====== RAW DATA

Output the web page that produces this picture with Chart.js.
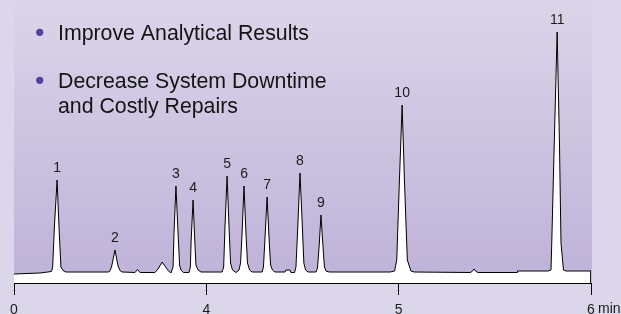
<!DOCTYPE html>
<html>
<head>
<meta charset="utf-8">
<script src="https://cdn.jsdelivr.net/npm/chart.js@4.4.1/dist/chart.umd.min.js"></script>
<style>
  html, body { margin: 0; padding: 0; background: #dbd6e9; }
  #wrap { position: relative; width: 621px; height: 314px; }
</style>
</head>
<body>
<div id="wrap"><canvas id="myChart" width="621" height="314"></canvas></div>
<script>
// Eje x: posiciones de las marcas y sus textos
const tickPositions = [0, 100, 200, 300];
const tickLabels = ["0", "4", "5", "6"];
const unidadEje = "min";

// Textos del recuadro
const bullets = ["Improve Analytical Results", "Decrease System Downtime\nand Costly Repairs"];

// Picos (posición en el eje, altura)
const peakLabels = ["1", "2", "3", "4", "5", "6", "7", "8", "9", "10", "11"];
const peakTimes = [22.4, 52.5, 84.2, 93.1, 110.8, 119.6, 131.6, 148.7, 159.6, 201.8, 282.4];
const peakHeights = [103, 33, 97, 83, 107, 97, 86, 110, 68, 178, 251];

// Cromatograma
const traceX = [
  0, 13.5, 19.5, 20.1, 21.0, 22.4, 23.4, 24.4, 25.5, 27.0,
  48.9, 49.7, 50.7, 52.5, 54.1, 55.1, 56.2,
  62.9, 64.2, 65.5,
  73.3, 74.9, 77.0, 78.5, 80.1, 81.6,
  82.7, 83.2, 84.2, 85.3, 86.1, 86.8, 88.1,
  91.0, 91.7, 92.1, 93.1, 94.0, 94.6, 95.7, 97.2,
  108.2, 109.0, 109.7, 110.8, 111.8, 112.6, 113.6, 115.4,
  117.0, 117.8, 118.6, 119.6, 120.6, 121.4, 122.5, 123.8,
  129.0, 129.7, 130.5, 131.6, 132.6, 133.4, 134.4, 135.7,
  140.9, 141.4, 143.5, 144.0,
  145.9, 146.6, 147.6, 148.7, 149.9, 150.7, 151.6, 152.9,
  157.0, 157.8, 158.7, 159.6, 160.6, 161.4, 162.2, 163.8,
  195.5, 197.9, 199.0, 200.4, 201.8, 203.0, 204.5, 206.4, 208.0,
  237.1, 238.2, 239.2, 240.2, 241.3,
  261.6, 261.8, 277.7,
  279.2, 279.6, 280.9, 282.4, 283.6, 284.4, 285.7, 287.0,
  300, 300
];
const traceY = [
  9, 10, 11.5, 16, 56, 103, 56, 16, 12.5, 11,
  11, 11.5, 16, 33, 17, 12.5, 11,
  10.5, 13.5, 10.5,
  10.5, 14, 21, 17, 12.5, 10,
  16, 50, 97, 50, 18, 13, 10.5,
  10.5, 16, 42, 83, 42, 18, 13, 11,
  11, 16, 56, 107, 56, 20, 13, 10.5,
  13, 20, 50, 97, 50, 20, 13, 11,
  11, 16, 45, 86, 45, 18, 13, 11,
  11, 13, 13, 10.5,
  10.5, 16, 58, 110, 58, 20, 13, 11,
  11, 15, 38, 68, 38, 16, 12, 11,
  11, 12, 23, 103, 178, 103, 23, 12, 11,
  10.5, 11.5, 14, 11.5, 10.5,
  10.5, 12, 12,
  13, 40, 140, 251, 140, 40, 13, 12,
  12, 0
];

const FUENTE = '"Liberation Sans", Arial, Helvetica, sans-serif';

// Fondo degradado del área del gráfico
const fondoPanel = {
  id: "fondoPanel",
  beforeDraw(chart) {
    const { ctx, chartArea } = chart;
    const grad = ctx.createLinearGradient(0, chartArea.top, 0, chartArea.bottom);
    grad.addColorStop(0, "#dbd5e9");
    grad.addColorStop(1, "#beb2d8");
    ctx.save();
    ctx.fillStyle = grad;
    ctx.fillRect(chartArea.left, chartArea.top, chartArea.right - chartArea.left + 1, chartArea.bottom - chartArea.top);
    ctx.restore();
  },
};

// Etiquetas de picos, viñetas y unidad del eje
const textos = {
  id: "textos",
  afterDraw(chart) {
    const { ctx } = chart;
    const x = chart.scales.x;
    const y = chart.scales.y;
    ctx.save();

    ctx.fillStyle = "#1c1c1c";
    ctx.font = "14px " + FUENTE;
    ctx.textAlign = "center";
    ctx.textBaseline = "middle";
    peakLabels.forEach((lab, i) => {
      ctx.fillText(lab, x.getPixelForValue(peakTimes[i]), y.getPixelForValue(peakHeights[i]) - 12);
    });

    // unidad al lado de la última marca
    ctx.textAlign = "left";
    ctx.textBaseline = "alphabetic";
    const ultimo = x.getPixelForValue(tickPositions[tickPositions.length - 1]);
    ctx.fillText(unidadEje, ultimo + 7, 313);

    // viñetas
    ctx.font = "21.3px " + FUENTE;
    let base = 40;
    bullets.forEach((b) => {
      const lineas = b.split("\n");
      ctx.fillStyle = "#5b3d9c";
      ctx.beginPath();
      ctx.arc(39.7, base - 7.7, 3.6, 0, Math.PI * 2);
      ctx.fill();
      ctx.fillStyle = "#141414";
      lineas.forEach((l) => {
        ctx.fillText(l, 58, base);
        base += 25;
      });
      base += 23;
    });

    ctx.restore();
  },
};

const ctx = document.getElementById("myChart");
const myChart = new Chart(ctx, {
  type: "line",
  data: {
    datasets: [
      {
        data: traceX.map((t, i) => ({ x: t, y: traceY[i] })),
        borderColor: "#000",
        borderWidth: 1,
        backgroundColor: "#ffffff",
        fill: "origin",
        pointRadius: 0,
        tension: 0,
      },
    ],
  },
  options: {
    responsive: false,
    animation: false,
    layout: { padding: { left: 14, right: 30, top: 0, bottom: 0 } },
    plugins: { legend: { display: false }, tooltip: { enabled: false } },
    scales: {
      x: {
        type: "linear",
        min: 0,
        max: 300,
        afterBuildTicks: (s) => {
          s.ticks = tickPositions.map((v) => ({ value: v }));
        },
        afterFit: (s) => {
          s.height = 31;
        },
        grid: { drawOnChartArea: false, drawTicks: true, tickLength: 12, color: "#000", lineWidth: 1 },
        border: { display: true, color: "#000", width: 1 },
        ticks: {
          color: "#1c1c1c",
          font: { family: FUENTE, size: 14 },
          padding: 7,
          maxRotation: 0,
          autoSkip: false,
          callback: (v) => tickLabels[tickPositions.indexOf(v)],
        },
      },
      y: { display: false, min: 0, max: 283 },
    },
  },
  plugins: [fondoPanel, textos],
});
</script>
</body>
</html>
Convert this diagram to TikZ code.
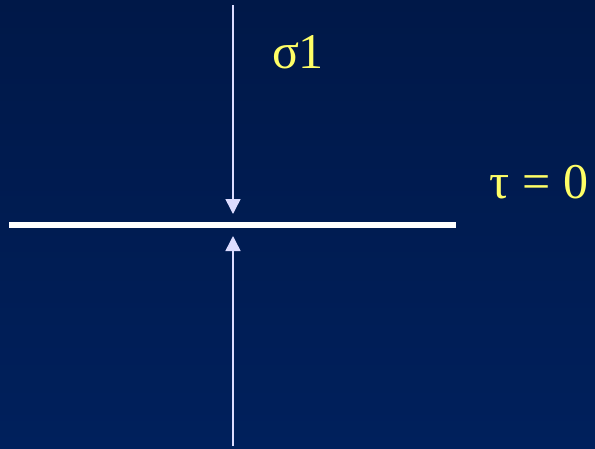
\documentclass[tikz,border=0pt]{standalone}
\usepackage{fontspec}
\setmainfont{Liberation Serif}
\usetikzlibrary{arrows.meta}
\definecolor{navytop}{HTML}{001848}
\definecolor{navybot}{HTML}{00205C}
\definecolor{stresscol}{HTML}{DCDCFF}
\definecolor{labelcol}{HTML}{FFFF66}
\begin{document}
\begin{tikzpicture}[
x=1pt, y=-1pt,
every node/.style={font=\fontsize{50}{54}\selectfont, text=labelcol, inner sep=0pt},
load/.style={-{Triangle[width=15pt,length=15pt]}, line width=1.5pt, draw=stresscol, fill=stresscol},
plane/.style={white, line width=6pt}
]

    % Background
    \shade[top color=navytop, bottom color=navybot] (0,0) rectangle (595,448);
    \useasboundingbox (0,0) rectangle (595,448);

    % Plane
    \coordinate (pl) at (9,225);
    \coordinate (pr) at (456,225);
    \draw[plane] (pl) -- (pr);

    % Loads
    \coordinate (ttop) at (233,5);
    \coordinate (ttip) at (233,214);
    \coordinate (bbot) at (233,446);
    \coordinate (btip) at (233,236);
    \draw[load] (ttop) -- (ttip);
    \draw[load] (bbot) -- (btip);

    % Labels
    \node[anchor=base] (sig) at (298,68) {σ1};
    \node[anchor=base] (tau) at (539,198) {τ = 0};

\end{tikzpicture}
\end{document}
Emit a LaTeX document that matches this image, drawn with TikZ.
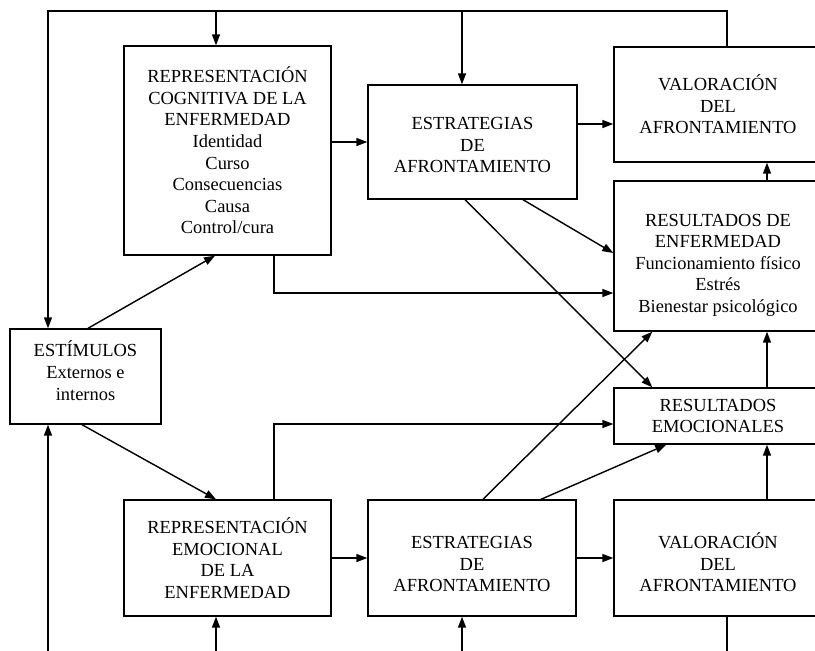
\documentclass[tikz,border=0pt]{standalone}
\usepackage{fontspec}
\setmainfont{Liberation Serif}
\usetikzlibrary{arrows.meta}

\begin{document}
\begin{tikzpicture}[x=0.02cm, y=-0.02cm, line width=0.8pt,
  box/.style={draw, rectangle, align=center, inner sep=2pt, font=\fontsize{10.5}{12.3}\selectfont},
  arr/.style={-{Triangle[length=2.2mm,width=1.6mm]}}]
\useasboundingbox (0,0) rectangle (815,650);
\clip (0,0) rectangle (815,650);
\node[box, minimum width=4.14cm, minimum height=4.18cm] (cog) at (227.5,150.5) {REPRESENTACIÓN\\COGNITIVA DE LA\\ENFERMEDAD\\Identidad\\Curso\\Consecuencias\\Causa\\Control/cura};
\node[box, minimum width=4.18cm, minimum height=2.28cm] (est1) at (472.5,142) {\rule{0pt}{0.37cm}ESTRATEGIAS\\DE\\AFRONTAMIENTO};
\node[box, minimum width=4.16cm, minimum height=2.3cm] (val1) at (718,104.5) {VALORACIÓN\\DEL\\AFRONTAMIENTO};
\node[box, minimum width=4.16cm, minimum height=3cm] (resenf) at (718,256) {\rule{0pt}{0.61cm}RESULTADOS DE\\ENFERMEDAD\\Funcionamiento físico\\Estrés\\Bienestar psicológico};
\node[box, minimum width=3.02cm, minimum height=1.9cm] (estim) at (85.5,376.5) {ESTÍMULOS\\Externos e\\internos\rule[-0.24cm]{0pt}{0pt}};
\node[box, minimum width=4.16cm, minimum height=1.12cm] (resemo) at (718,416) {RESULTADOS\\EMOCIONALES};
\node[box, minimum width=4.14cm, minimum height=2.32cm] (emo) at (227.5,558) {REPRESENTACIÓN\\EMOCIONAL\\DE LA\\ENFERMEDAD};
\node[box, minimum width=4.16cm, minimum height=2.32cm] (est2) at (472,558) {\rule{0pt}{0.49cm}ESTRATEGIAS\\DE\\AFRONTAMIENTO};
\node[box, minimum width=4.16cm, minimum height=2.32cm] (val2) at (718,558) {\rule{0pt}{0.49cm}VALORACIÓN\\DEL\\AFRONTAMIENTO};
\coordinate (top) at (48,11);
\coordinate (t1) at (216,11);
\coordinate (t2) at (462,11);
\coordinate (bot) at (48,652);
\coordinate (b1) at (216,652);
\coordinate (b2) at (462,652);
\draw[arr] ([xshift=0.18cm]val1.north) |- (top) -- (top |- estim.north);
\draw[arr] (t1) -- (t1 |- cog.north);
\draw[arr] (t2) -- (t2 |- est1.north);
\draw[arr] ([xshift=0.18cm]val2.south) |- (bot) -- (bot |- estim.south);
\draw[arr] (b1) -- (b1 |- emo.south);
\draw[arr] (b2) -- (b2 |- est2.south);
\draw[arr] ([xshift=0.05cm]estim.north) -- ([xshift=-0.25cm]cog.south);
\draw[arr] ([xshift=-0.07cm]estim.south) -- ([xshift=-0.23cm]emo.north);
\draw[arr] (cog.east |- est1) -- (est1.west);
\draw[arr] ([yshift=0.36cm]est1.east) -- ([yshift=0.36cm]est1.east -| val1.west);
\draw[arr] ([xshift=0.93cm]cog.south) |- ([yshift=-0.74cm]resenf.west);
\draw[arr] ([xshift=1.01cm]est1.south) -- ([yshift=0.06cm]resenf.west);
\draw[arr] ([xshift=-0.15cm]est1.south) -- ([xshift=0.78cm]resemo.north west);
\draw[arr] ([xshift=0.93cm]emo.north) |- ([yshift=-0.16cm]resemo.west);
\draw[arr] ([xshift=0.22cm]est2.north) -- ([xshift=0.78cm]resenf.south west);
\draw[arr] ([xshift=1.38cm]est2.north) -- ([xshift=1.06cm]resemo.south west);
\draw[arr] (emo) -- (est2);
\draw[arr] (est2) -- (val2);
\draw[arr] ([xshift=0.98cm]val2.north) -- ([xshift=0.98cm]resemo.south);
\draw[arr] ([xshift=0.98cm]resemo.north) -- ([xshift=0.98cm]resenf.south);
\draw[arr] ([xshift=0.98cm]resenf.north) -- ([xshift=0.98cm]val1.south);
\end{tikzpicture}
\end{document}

============
====== RAW DATA

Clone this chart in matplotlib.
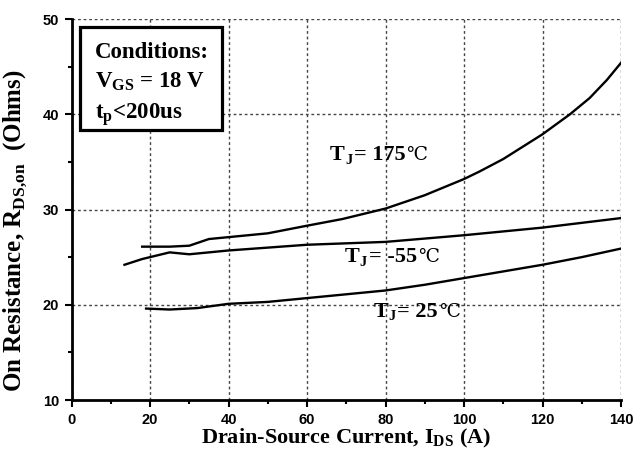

============

» WHAT YOU ARE ASKED TO DO:
Pictures are not part of the copy. Reproduce the lines from the one containing "Output the web" through the one containing "System Downtime\nand Costly", exactly and nothing more.

» SOLUTION TO THE PROBLEM:
Output the web page that produces this picture with Chart.js.
<!DOCTYPE html>
<html>
<head>
<meta charset="utf-8">
<script src="https://cdn.jsdelivr.net/npm/chart.js@4.4.1/dist/chart.umd.min.js"></script>
<style>
  html, body { margin: 0; padding: 0; background: #dbd6e9; }
  #wrap { position: relative; width: 621px; height: 314px; }
</style>
</head>
<body>
<div id="wrap"><canvas id="myChart" width="621" height="314"></canvas></div>
<script>
// Eje x: posiciones de las marcas y sus textos
const tickPositions = [0, 100, 200, 300];
const tickLabels = ["0", "4", "5", "6"];
const unidadEje = "min";

// Textos del recuadro
const bullets = ["Improve Analytical Results", "Decrease System Downtime\nand Costly Repairs"];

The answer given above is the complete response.